Cartagena has been given a facelift for the occasion. Some 50 10-foot-high prints by Colombian artists have been erected on the road between the airport and the city, buildings have been given a fresh coat of paint, and potholes filled.
Cuban President Fidel Castro Ruz, King Hussein of Jordan, and Palestinian leader Yasser Arafat are expected guests at the Hotel Santa Clara, a 16th-century convent restored after three years' work at a cost of $2.5 million.
The third floor of the Cartagena Hilton has been transformed into a mosque for the hotel's Muslim guests, mostly from Pakistan, Iran, and Iraq.
Forty-five heads of state are among 2,500 delegates and visitors and 850 journalists crowding into Cartagena. But all these potential shoppers have not fulfilled the expectations of the local business community. "It's been really slow all week," said Jose Enrique Gonzalez, who owns a souvenir shop. "These people aren't like tourists."
Other Cartagenaros are bothered by what they see as excessive security. Those without summit credentials are stopped and subjected to rigorous searches.

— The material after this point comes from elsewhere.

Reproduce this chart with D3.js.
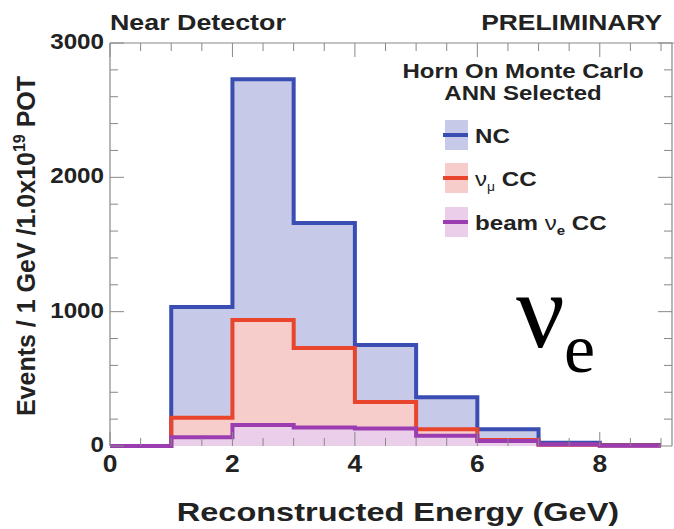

Even tourists are put out. "We aren't allowed in to any cultural events," said Estel Esteban, a visitor from Spain. Tourists arriving Tuesday were not allowed to land at Cartagena's airport, which only accepted planes carrying heads of state. Only those with summit credentials can observe the spectacular music and dance arranged by the Colombian authorities.
As for the summit itself, the draft of the final declaration doubled in size even before it was seen by the foreign ministers and heads of states.
The usual in-fighting between rivals persisted. India and Pakistan vied for the presidency of the economic and social committee that was debating the summit's final document. In the end, both lost out to Sri Lanka.
A large section of the draft deals with reforming the United Nations. NAM wants a more "democratic" UN with a NAM member on the permanent Security Council. But even in the unlikely case this was approved, NAM members would find it hard to agree on a representative.